▸ **Given task**
Quote the data exactly, first line to the line containing "15.44,15.3,15.14,15.15,15.44,15.42,15.25,15.2,15.12,15.03];", with no pictures.

▸ **Given data**
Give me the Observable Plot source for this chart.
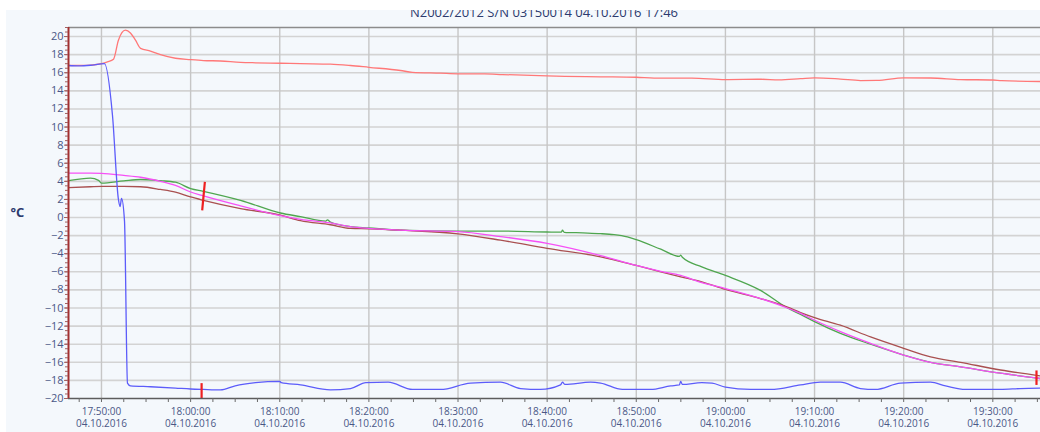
<!DOCTYPE html>
<html>
<head>
<meta charset="utf-8">
<script src="https://cdn.jsdelivr.net/npm/d3@7"></script>
<script src="https://cdn.jsdelivr.net/npm/@observablehq/plot@0.6"></script>
<style>
  body { margin: 0; background: #ffffff; font-family: "Open Sans", sans-serif; }
  #panel { margin: 10px 0 0 6px; width: 1034px; height: 422px; background: #f4f8fc; overflow: hidden; }
  #title { position: relative; height: 17px; overflow: visible; }
  #title span { position: absolute; left: 42px; right: 0; top: -4px; text-align: center;
    font-size: 13px; line-height: 13px; color: #2c3a6e; white-space: nowrap; }
  svg { display: block; }
</style>
</head>
<body>
<div id="panel">
  <div id="title"><span>N2002/2012 S/N 03150014 04.10.2016 17:46</span></div>
  <div id="chart"></div>
</div>
<script>
const day = "2016-10-04";
const parse = d3.utcParse("%Y-%m-%d %H:%M:%S");
const T = s => parse(day + " " + s);

// Axis ticks
const yTicks = [-20, -18, -16, -14, -12, -10, -8, -6, -4, -2, 0, 2, 4, 6, 8, 10, 12, 14, 16, 18, 20];
const xTicks = ["17:50:00", "18:00:00", "18:10:00", "18:20:00", "18:30:00", "18:40:00", "18:50:00",
                "19:00:00", "19:10:00", "19:20:00", "19:30:00"];
const xStart = "17:46:18", xEnd = "19:35:21";

// Sensor 1 (red)
const redTime = ["17:46:18","17:48:46","17:50:00","17:50:40","17:51:21","17:51:54","17:52:41","17:53:15","17:53:49",
  "17:54:23","17:55:30","17:56:37","17:58:18","18:00:00","18:01:26","18:03:21","18:05:36","18:07:17","18:10:05",
  "18:12:20","18:15:41","18:17:56","18:20:00","18:23:33","18:24:53","18:28:02","18:30:00","18:33:00","18:35:00",
  "18:40:00","18:42:00","18:46:00","18:50:00","18:52:00","18:56:14","19:00:00","19:04:00","19:06:00","19:08:26",
  "19:10:00","19:12:54","19:15:09","19:17:00","19:20:00","19:23:01","19:26:23","19:30:00","19:31:00","19:35:21"];
const redVal = [16.8,16.85,17.0,17.2,17.5,19.6,20.7,20.4,19.6,
  18.7,18.4,18.0,17.6,17.45,17.35,17.3,17.15,17.1,17.05,
  17.0,16.95,16.8,16.6,16.25,16.05,15.95,15.88,15.87,15.8,
  15.65,15.6,15.55,15.5,15.4,15.4,15.25,15.28,15.22,15.35,
  15.44,15.3,15.14,15.15,15.44,15.42,15.25,15.2,15.12,15.03];

// Sensor 2 (blue)
const blueTime = ["17:46:18","17:47:30","17:49:00","17:50:20","17:51:14","17:51:54","17:52:05","17:52:15","17:52:35",
  "17:52:55","17:53:15","17:55:30","17:58:18","18:00:00","18:01:26","18:03:21","18:05:00","18:07:17","18:10:00",
  "18:10:10","18:12:20","18:15:41","18:17:56","18:19:40","18:22:10","18:24:53","18:28:02","18:31:24","18:34:46",
  "18:37:01","18:39:15","18:41:30","18:41:43","18:42:00","18:44:52","18:46:00","18:48:27","18:51:37","18:53:52",
  "18:54:50","18:54:59","18:55:10","18:57:21","18:58:30","19:00:00","19:02:49","19:05:04","19:08:26","19:10:39",
  "19:12:54","19:15:09","19:16:50","19:19:38","19:23:01","19:24:42","19:26:56","19:30:52","19:33:06","19:35:21"];
const blueVal = [16.8,16.75,16.85,17.0,11.3,2.0,1.2,2.1,-0.4,
  -18.3,-18.6,-18.7,-18.85,-18.95,-19.0,-19.05,-18.6,-18.25,-18.1,
  -18.25,-18.5,-19.05,-18.9,-18.25,-18.2,-19.0,-19.0,-18.3,-18.2,
  -18.9,-19.0,-18.5,-18.2,-18.45,-18.2,-18.3,-19.0,-19.0,-18.6,
  -18.5,-18.1,-18.45,-18.25,-18.3,-18.75,-19.0,-19.0,-18.5,-18.2,
  -18.2,-18.9,-19.0,-18.3,-18.2,-18.6,-19.0,-19.0,-18.9,-18.85];

// Probe (magenta)
const magentaTime = ["17:46:18","17:48:46","17:50:00","17:52:30","17:54:23","17:56:37","17:58:18","18:00:00",
  "18:01:26","18:05:36","18:10:05","18:12:20","18:15:41","18:17:56","18:20:00","18:23:33","18:30:00","18:34:46",
  "18:40:00","18:46:00","18:50:00","18:52:45","18:54:59","18:57:21","19:00:00","19:03:56","19:06:58",
  "19:08:26","19:10:00","19:12:54","19:16:17","19:20:00","19:23:01","19:26:23","19:30:52","19:35:21"];
const magentaVal = [4.9,4.9,4.87,4.65,4.45,4.0,3.55,2.82,
  2.4,1.3,0.2,-0.2,-0.6,-1.0,-1.2,-1.4,-1.55,-2.1,
  -2.85,-4.2,-5.3,-5.95,-6.4,-7.2,-7.85,-8.95,-10.0,
  -10.6,-11.35,-12.6,-13.9,-15.2,-16.0,-16.5,-17.2,-17.8];

// Probe (green)
const greenTime = ["17:46:18","17:48:46","17:49:40","17:50:00","17:52:30","17:54:23","17:56:37","17:58:18","18:00:00",
  "18:01:26","18:05:36","18:10:05","18:12:20","18:15:10","18:15:21","18:15:41","18:17:56","18:20:00","18:23:33",
  "18:30:00","18:34:46","18:40:00","18:41:35","18:41:43","18:41:55","18:44:00","18:46:00","18:47:30","18:49:00",
  "18:50:00","18:52:45","18:54:50","18:54:59","18:55:10","18:57:21","19:00:00","19:03:56","19:06:58",
  "19:08:26","19:10:00","19:12:54","19:16:17","19:20:00","19:23:01","19:26:23","19:30:52","19:35:21"];
const greenVal = [4.07,4.36,4.1,3.8,4.05,4.2,4.07,3.9,3.2,
  2.9,1.9,0.5,0.1,-0.4,-0.25,-0.5,-1.0,-1.15,-1.4,
  -1.5,-1.5,-1.6,-1.62,-1.4,-1.63,-1.7,-1.78,-1.9,-2.15,
  -2.45,-3.5,-4.3,-4.15,-4.4,-5.45,-6.4,-8.05,-10.0,
  -10.7,-11.5,-12.8,-14.0,-15.2,-16.0,-16.5,-17.2,-17.8];

// Probe (brown)
const brownTime = ["17:46:18","17:48:46","17:50:00","17:52:30","17:54:23","17:56:37","17:58:18","18:00:00",
  "18:01:26","18:05:36","18:10:05","18:12:20","18:15:41","18:17:56","18:20:00","18:23:33","18:30:00","18:34:46",
  "18:40:00","18:46:00","18:50:00","18:52:45","18:54:59","18:57:21","19:00:00","19:03:56","19:06:58",
  "19:08:26","19:10:00","19:12:54","19:16:17","19:20:00","19:23:01","19:26:23","19:30:52","19:35:21"];
const brownVal = [3.3,3.4,3.44,3.44,3.4,3.1,2.8,2.27,
  1.9,0.99,0.26,-0.35,-0.8,-1.2,-1.25,-1.4,-1.8,-2.5,
  -3.4,-4.35,-5.3,-6.0,-6.55,-7.1,-7.95,-8.95,-9.9,
  -10.5,-11.05,-11.9,-13.2,-14.45,-15.4,-16.0,-16.85,-17.5];

// Cursor markers (red)
const markerT1 = ["18:01:36", "18:01:14", "19:34:54"];
const markerT2 = ["18:01:18", "18:01:14", "19:34:54"];
const markerV1 = [3.95, -18.3, -16.9];
const markerV2 = [0.8, -20.0, -18.5];

const series = [
  {name: "S1", time: redTime, val: redVal, color: "#ff7878"},
  {name: "S3", time: greenTime, val: greenVal, color: "#4fa64f"},
  {name: "S4", time: brownTime, val: brownVal, color: "#a95050"},
  {name: "S5", time: magentaTime, val: magentaVal, color: "#f650f6"},
  {name: "S2", time: blueTime, val: blueVal, color: "#5c5cfa"}
];
const rows = series.flatMap(s => s.time.map((t, i) => ({name: s.name, t: T(t), v: s.val[i]})));
const markers = markerT1.map((t, i) => ({t1: T(t), t2: T(markerT2[i]), v1: markerV1[i], v2: markerV2[i]}));

const xTickDates = xTicks.map(T);
const x0 = T(xStart), x1 = T(xEnd);
const minorX = d3.range(+T("17:47:30"), +x1, 150000).map(d => new Date(d));
const minorY = d3.range(-20, 21.01, 0.5);
const fmtTime = d3.utcFormat("%H:%M:%S"), fmtDate = d3.utcFormat("%d.%m.%Y");

const chart = Plot.plot({
  width: 1034, height: 405,
  marginLeft: 62, marginRight: 0, marginTop: 0, marginBottom: 34,
  style: {background: "transparent", fontFamily: "'Open Sans', sans-serif", overflow: "visible"},
  x: {type: "utc", domain: [x0, x1]},
  y: {domain: [-20, 21]},
  color: {type: "ordinal", domain: series.map(s => s.name), range: series.map(s => s.color)},
  marks: [
    Plot.gridY(yTicks.filter(d => d > -20), {stroke: "#d3d3d3", strokeOpacity: 1, strokeWidth: 1.6}),
    Plot.gridX(xTickDates, {stroke: "#c6c6c6", strokeOpacity: 1, strokeWidth: 1.4}),
    Plot.ruleY([21], {stroke: "#8c8c8c", strokeWidth: 1.5}),
    Plot.line(rows, {x: "t", y: "v", z: "name", stroke: "name", strokeWidth: 1.3, curve: "monotone-x"}),
    Plot.link(markers, {x1: "t1", x2: "t2", y1: "v1", y2: "v2", stroke: "#ee2020", strokeWidth: 2.2}),
    Plot.ruleY([-20], {stroke: "#5c5c5c", strokeWidth: 1.6}),
    Plot.ruleX([x0], {stroke: "#a33030", strokeWidth: 2}),
    Plot.axisY(minorY, {tickSize: 3, tickFormat: () => "", stroke: "#a36060", label: null}),
    Plot.axisY(yTicks, {tickSize: 4, tickPadding: 1, fontSize: 11, fill: "#4a5786", stroke: "#a36060", label: null}),
    Plot.axisX(minorX, {tickSize: 4, tickFormat: () => "", stroke: "#6a6a6a", label: null}),
    Plot.axisX(xTickDates, {tickSize: 0, tickPadding: 8, fontSize: 10, lineHeight: 1.2, fill: "#4a5786",
      tickFormat: d => fmtTime(d) + "\n" + fmtDate(d), label: null}),
    Plot.text(["°C"], {frameAnchor: "left", dx: -58, textAnchor: "start", fontSize: 13, fontWeight: "bold", fill: "#2c3a6e"})
  ]
});
document.getElementById("chart").appendChild(chart);
</script>
</body>
</html>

▸ **Result for this task**
Give me the Observable Plot source for this chart.
<!DOCTYPE html>
<html>
<head>
<meta charset="utf-8">
<script src="https://cdn.jsdelivr.net/npm/d3@7"></script>
<script src="https://cdn.jsdelivr.net/npm/@observablehq/plot@0.6"></script>
<style>
  body { margin: 0; background: #ffffff; font-family: "Open Sans", sans-serif; }
  #panel { margin: 10px 0 0 6px; width: 1034px; height: 422px; background: #f4f8fc; overflow: hidden; }
  #title { position: relative; height: 17px; overflow: visible; }
  #title span { position: absolute; left: 42px; right: 0; top: -4px; text-align: center;
    font-size: 13px; line-height: 13px; color: #2c3a6e; white-space: nowrap; }
  svg { display: block; }
</style>
</head>
<body>
<div id="panel">
  <div id="title"><span>N2002/2012 S/N 03150014 04.10.2016 17:46</span></div>
  <div id="chart"></div>
</div>
<script>
const day = "2016-10-04";
const parse = d3.utcParse("%Y-%m-%d %H:%M:%S");
const T = s => parse(day + " " + s);

// Axis ticks
const yTicks = [-20, -18, -16, -14, -12, -10, -8, -6, -4, -2, 0, 2, 4, 6, 8, 10, 12, 14, 16, 18, 20];
const xTicks = ["17:50:00", "18:00:00", "18:10:00", "18:20:00", "18:30:00", "18:40:00", "18:50:00",
                "19:00:00", "19:10:00", "19:20:00", "19:30:00"];
const xStart = "17:46:18", xEnd = "19:35:21";

// Sensor 1 (red)
const redTime = ["17:46:18","17:48:46","17:50:00","17:50:40","17:51:21","17:51:54","17:52:41","17:53:15","17:53:49",
  "17:54:23","17:55:30","17:56:37","17:58:18","18:00:00","18:01:26","18:03:21","18:05:36","18:07:17","18:10:05",
  "18:12:20","18:15:41","18:17:56","18:20:00","18:23:33","18:24:53","18:28:02","18:30:00","18:33:00","18:35:00",
  "18:40:00","18:42:00","18:46:00","18:50:00","18:52:00","18:56:14","19:00:00","19:04:00","19:06:00","19:08:26",
  "19:10:00","19:12:54","19:15:09","19:17:00","19:20:00","19:23:01","19:26:23","19:30:00","19:31:00","19:35:21"];
const redVal = [16.8,16.85,17.0,17.2,17.5,19.6,20.7,20.4,19.6,
  18.7,18.4,18.0,17.6,17.45,17.35,17.3,17.15,17.1,17.05,
  17.0,16.95,16.8,16.6,16.25,16.05,15.95,15.88,15.87,15.8,
  15.65,15.6,15.55,15.5,15.4,15.4,15.25,15.28,15.22,15.35,
  15.44,15.3,15.14,15.15,15.44,15.42,15.25,15.2,15.12,15.03];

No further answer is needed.